◆ PROBLEM DESCRIPTION
Return the listing below unchanged, minus its pictures.
-- begin SUPPLIED MATERIAL --
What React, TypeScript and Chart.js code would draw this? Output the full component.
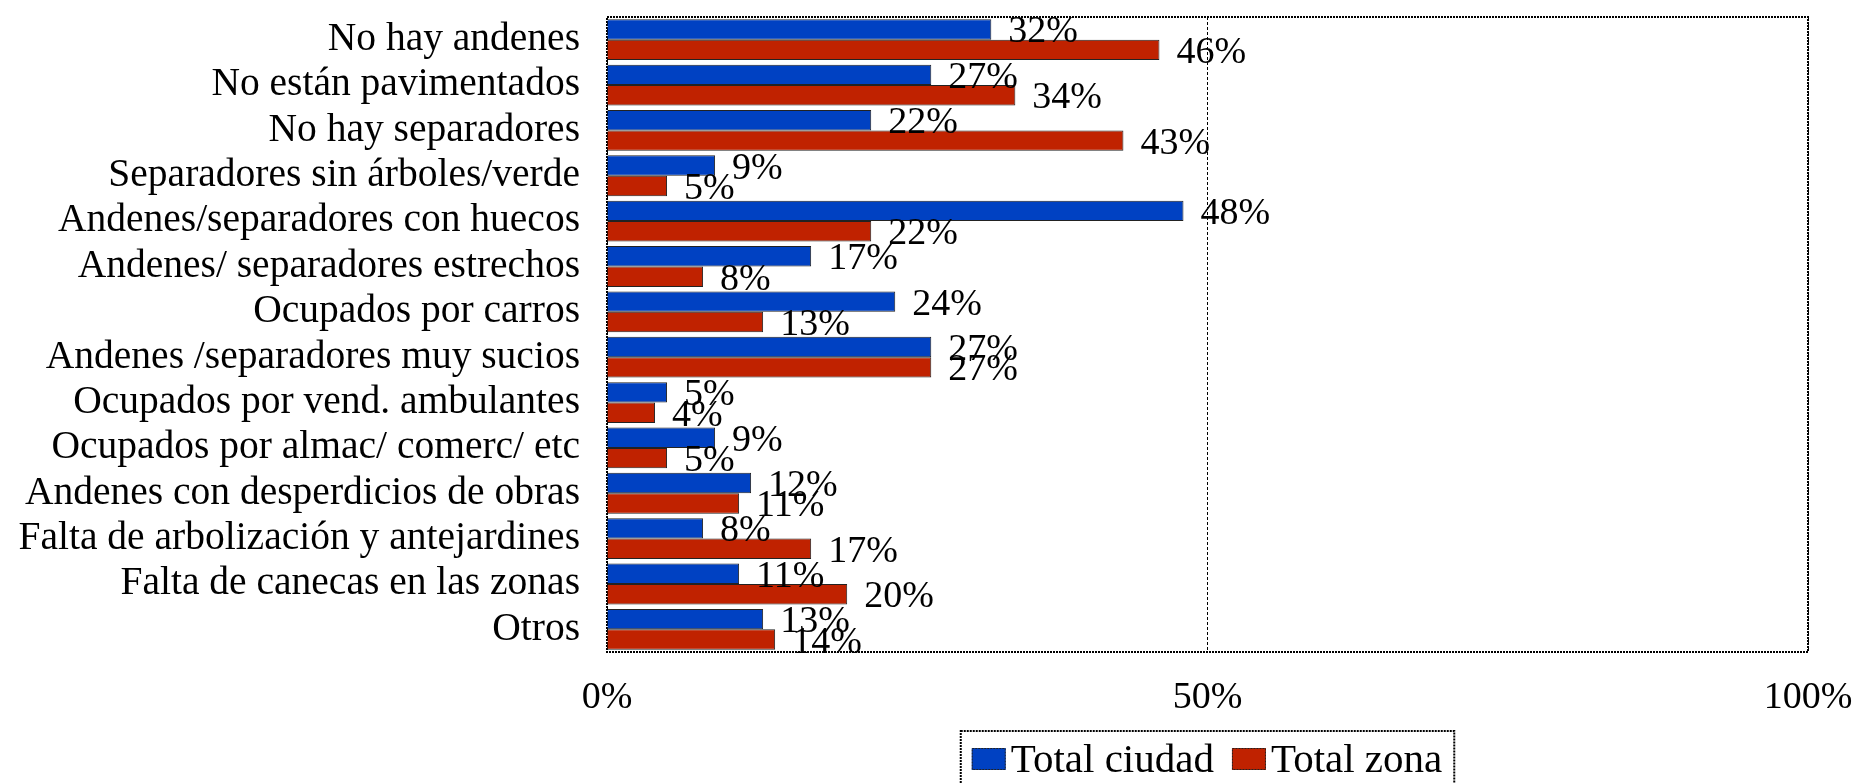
import React, { useEffect, useRef } from 'react';
import { Chart, registerables } from 'chart.js';

Chart.register(...registerables);

const categories = [
  'No hay andenes',
  'No están pavimentados',
  'No hay separadores',
  'Separadores sin árboles/verde',
  'Andenes/separadores con huecos',
  'Andenes/ separadores estrechos',
  'Ocupados por carros',
  'Andenes /separadores muy sucios',
  'Ocupados por vend. ambulantes',
  'Ocupados por almac/ comerc/ etc',
  'Andenes con desperdicios de obras',
  'Falta de arbolización y antejardines',
  'Falta de canecas en las zonas',
  'Otros',
];
const totalCiudad = [32, 27, 22, 9, 48, 17, 24, 27, 5, 9, 12, 8, 11, 13];
const totalZona = [46, 34, 43, 5, 22, 8, 13, 27, 4, 5, 11, 17, 20, 14];
const seriesNames = ['Total ciudad', 'Total zona'];
const seriesColors = ['#0041C2', '#C02200'];
const xTickValues = [0, 50, 100];

const FONT = '"Liberation Serif", "Times New Roman", serif';
const FS = 38;
const FS_CAT = 39.5;
const FS_LEG = 41;

const framePlugin = {
  id: 'frame',
  beforeDatasetsDraw(chart: any) {
    const { ctx, chartArea: a } = chart;
    ctx.save();
    ctx.strokeStyle = '#000';
    ctx.lineWidth = 2;
    ctx.setLineDash([2, 1]);
    ctx.strokeRect(a.left, a.top, a.right - a.left, a.bottom - a.top);
    ctx.restore();
  },
};

const labelPlugin = {
  id: 'barLabels',
  afterDatasetsDraw(chart: any) {
    const { ctx } = chart;
    ctx.save();
    ctx.font = `${FS}px ${FONT}`;
    ctx.fillStyle = '#000';
    ctx.textAlign = 'left';
    ctx.textBaseline = 'middle';
    chart.data.datasets.forEach((ds: any, di: number) => {
      const meta = chart.getDatasetMeta(di);
      meta.data.forEach((el: any, i: number) => {
        ctx.fillText(ds.data[i] + '%', el.x + 17, el.y + 3);
      });
    });
    ctx.restore();
  },
};

const legendPlugin = {
  id: 'boxLegend',
  afterDraw(chart: any) {
    const { ctx, chartArea: a } = chart;
    ctx.save();
    ctx.font = `${FS_LEG}px ${FONT}`;
    const sw = 34;
    const sh = 22;
    const padL = 11;
    const gapSw = 5;
    const gapItem = 18;
    const padR = 12;
    const widths = seriesNames.map((n) => ctx.measureText(n).width);
    let total = padL + padR;
    widths.forEach((w, i) => {
      total += sw + gapSw + w + (i < widths.length - 1 ? gapItem : 0);
    });
    const cx = (a.left + a.right) / 2;
    const left = cx - total / 2;
    const top = 731;
    ctx.strokeStyle = '#000';
    ctx.lineWidth = 2;
    ctx.setLineDash([2, 1]);
    ctx.strokeRect(left, top, total, 80);
    let x = left + padL;
    const baseY = 772;
    seriesNames.forEach((n, i) => {
      ctx.fillStyle = seriesColors[i];
      ctx.fillRect(x, 748, sw, sh);
      ctx.strokeStyle = '#222';
      ctx.lineWidth = 1;
      ctx.setLineDash([2, 1]);
      ctx.strokeRect(x + 0.5, 748.5, sw - 1, sh - 1);
      x += sw + gapSw;
      ctx.fillStyle = '#000';
      ctx.textAlign = 'left';
      ctx.textBaseline = 'alphabetic';
      ctx.fillText(n, x, baseY);
      x += widths[i] + gapItem;
    });
    ctx.restore();
  },
};

export default function App() {
  const ref = useRef<HTMLCanvasElement>(null);
  useEffect(() => {
    document.body.style.margin = '0';
    const chart = new Chart(ref.current as HTMLCanvasElement, {
      type: 'bar',
      data: {
        labels: categories,
        datasets: [
          {
            label: seriesNames[0],
            data: totalCiudad,
            backgroundColor: seriesColors[0],
            borderColor: '#222',
            borderWidth: 1,
            categoryPercentage: 0.9,
            barPercentage: 1.0,
          },
          {
            label: seriesNames[1],
            data: totalZona,
            backgroundColor: seriesColors[1],
            borderColor: '#222',
            borderWidth: 1,
            categoryPercentage: 0.9,
            barPercentage: 1.0,
          },
        ],
      },
      options: {
        indexAxis: 'y',
        animation: false,
        responsive: false,
        maintainAspectRatio: false,
        layout: { padding: { top: 17, right: 48, left: 0, bottom: 0 } },
        plugins: {
          legend: { display: false },
          tooltip: { enabled: false },
          title: { display: false },
        },
        scales: {
          x: {
            type: 'linear',
            min: 0,
            max: 100,
            afterBuildTicks(scale: any) {
              scale.ticks = xTickValues.map((v) => ({ value: v }));
            },
            afterFit(scale: any) {
              scale.height = 131;
              scale.paddingLeft = 0;
              scale.paddingRight = 0;
            },
            ticks: {
              color: '#000',
              font: { family: FONT, size: FS },
              padding: 23,
              maxRotation: 0,
              callback: (v: any) => v + '%',
            },
            grid: {
              display: true,
              color: '#000',
              lineWidth: 1,
              drawTicks: false,
              tickLength: 0,
            },
            border: { display: false, dash: [3, 2] },
          },
          y: {
            type: 'category',
            afterFit(scale: any) {
              scale.width = 607;
              scale.paddingTop = 0;
              scale.paddingBottom = 0;
            },
            ticks: {
              color: '#000',
              font: { family: FONT, size: FS_CAT },
              padding: 27,
              autoSkip: false,
            },
            grid: { display: false, drawTicks: false, tickLength: 0 },
            border: { display: false },
          },
        },
      } as any,
      plugins: [framePlugin, labelPlugin, legendPlugin],
    });
    return () => chart.destroy();
  }, []);
  return (
    <canvas
      ref={ref}
      width={1856}
      height={783}
      style={{ display: 'block', width: 1856, height: 783 }}
    />
  );
}
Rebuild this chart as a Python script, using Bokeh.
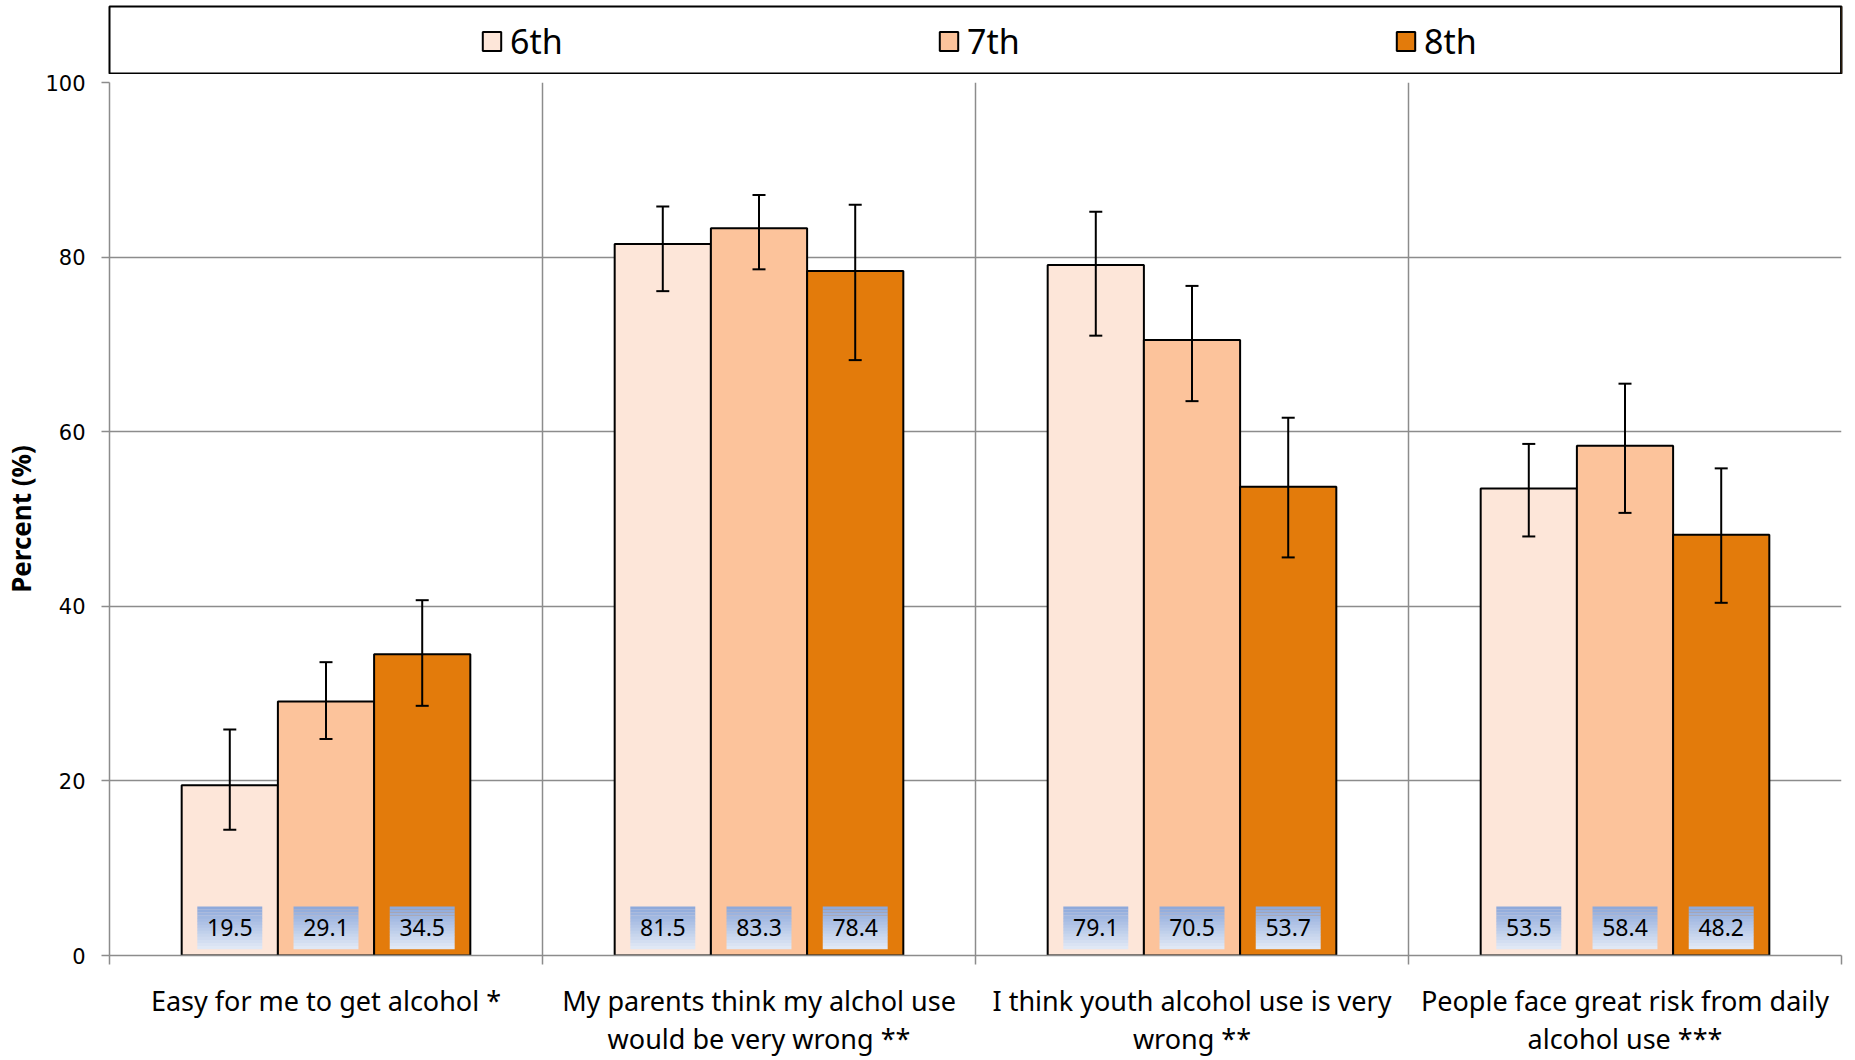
-- end SUPPLIED MATERIAL --
◆ SOLUTION TO THE PROBLEM
What React, TypeScript and Chart.js code would draw this? Output the full component.
import React, { useEffect, useRef } from 'react';
import { Chart, registerables } from 'chart.js';

Chart.register(...registerables);

const categories = [
  'No hay andenes',
  'No están pavimentados',
  'No hay separadores',
  'Separadores sin árboles/verde',
  'Andenes/separadores con huecos',
  'Andenes/ separadores estrechos',
  'Ocupados por carros',
  'Andenes /separadores muy sucios',
  'Ocupados por vend. ambulantes',
  'Ocupados por almac/ comerc/ etc',
  'Andenes con desperdicios de obras',
  'Falta de arbolización y antejardines',
  'Falta de canecas en las zonas',
  'Otros',
];
const totalCiudad = [32, 27, 22, 9, 48, 17, 24, 27, 5, 9, 12, 8, 11, 13];
const totalZona = [46, 34, 43, 5, 22, 8, 13, 27, 4, 5, 11, 17, 20, 14];
const seriesNames = ['Total ciudad', 'Total zona'];
const seriesColors = ['#0041C2', '#C02200'];
const xTickValues = [0, 50, 100];

const FONT = '"Liberation Serif", "Times New Roman", serif';
const FS = 38;
const FS_CAT = 39.5;
const FS_LEG = 41;

const framePlugin = {
  id: 'frame',
  beforeDatasetsDraw(chart: any) {
    const { ctx, chartArea: a } = chart;
    ctx.save();
    ctx.strokeStyle = '#000';
    ctx.lineWidth = 2;
    ctx.setLineDash([2, 1]);
    ctx.strokeRect(a.left, a.top, a.right - a.left, a.bottom - a.top);
    ctx.restore();
  },
};

const labelPlugin = {
  id: 'barLabels',
  afterDatasetsDraw(chart: any) {
    const { ctx } = chart;
    ctx.save();
    ctx.font = `${FS}px ${FONT}`;
    ctx.fillStyle = '#000';
    ctx.textAlign = 'left';
    ctx.textBaseline = 'middle';
    chart.data.datasets.forEach((ds: any, di: number) => {
      const meta = chart.getDatasetMeta(di);
      meta.data.forEach((el: any, i: number) => {
        ctx.fillText(ds.data[i] + '%', el.x + 17, el.y + 3);
      });
    });
    ctx.restore();
  },
};

const legendPlugin = {
  id: 'boxLegend',
  afterDraw(chart: any) {
    const { ctx, chartArea: a } = chart;
    ctx.save();
    ctx.font = `${FS_LEG}px ${FONT}`;
    const sw = 34;
    const sh = 22;
    const padL = 11;
    const gapSw = 5;
    const gapItem = 18;
    const padR = 12;
    const widths = seriesNames.map((n) => ctx.measureText(n).width);
    let total = padL + padR;
    widths.forEach((w, i) => {
      total += sw + gapSw + w + (i < widths.length - 1 ? gapItem : 0);
    });
    const cx = (a.left + a.right) / 2;
    const left = cx - total / 2;
    const top = 731;
    ctx.strokeStyle = '#000';
    ctx.lineWidth = 2;
    ctx.setLineDash([2, 1]);
    ctx.strokeRect(left, top, total, 80);
    let x = left + padL;
    const baseY = 772;
    seriesNames.forEach((n, i) => {
      ctx.fillStyle = seriesColors[i];
      ctx.fillRect(x, 748, sw, sh);
      ctx.strokeStyle = '#222';
      ctx.lineWidth = 1;
      ctx.setLineDash([2, 1]);
      ctx.strokeRect(x + 0.5, 748.5, sw - 1, sh - 1);
      x += sw + gapSw;
      ctx.fillStyle = '#000';
      ctx.textAlign = 'left';
      ctx.textBaseline = 'alphabetic';
      ctx.fillText(n, x, baseY);
      x += widths[i] + gapItem;
    });
    ctx.restore();
  },
};

export default function App() {
  const ref = useRef<HTMLCanvasElement>(null);
  useEffect(() => {
    document.body.style.margin = '0';
    const chart = new Chart(ref.current as HTMLCanvasElement, {
      type: 'bar',
      data: {
        labels: categories,
        datasets: [
          {
            label: seriesNames[0],
            data: totalCiudad,
            backgroundColor: seriesColors[0],
            borderColor: '#222',
            borderWidth: 1,
            categoryPercentage: 0.9,
            barPercentage: 1.0,
          },
          {
            label: seriesNames[1],
            data: totalZona,
            backgroundColor: seriesColors[1],
            borderColor: '#222',
            borderWidth: 1,
            categoryPercentage: 0.9,
            barPercentage: 1.0,
          },
        ],
      },
      options: {
        indexAxis: 'y',
        animation: false,
        responsive: false,
        maintainAspectRatio: false,
        layout: { padding: { top: 17, right: 48, left: 0, bottom: 0 } },
        plugins: {
          legend: { display: false },
          tooltip: { enabled: false },
          title: { display: false },
        },
        scales: {
          x: {
            type: 'linear',
            min: 0,
            max: 100,
            afterBuildTicks(scale: any) {
              scale.ticks = xTickValues.map((v) => ({ value: v }));
            },
            afterFit(scale: any) {
              scale.height = 131;
              scale.paddingLeft = 0;
              scale.paddingRight = 0;
            },
            ticks: {
              color: '#000',
              font: { family: FONT, size: FS },
              padding: 23,
              maxRotation: 0,
              callback: (v: any) => v + '%',
            },
            grid: {
              display: true,
              color: '#000',
              lineWidth: 1,
              drawTicks: false,
              tickLength: 0,
            },
            border: { display: false, dash: [3, 2] },
          },
          y: {
            type: 'category',
            afterFit(scale: any) {
              scale.width = 607;
              scale.paddingTop = 0;
              scale.paddingBottom = 0;
            },
            ticks: {
              color: '#000',
              font: { family: FONT, size: FS_CAT },
              padding: 27,
              autoSkip: false,
            },
            grid: { display: false, drawTicks: false, tickLength: 0 },
            border: { display: false },
          },
        },
      } as any,
      plugins: [framePlugin, labelPlugin, legendPlugin],
    });
    return () => chart.destroy();
  }, []);
  return (
    <canvas
      ref={ref}
      width={1856}
      height={783}
      style={{ display: 'block', width: 1856, height: 783 }}
    />
  );
}
Rebuild this chart as a Python script, using Bokeh.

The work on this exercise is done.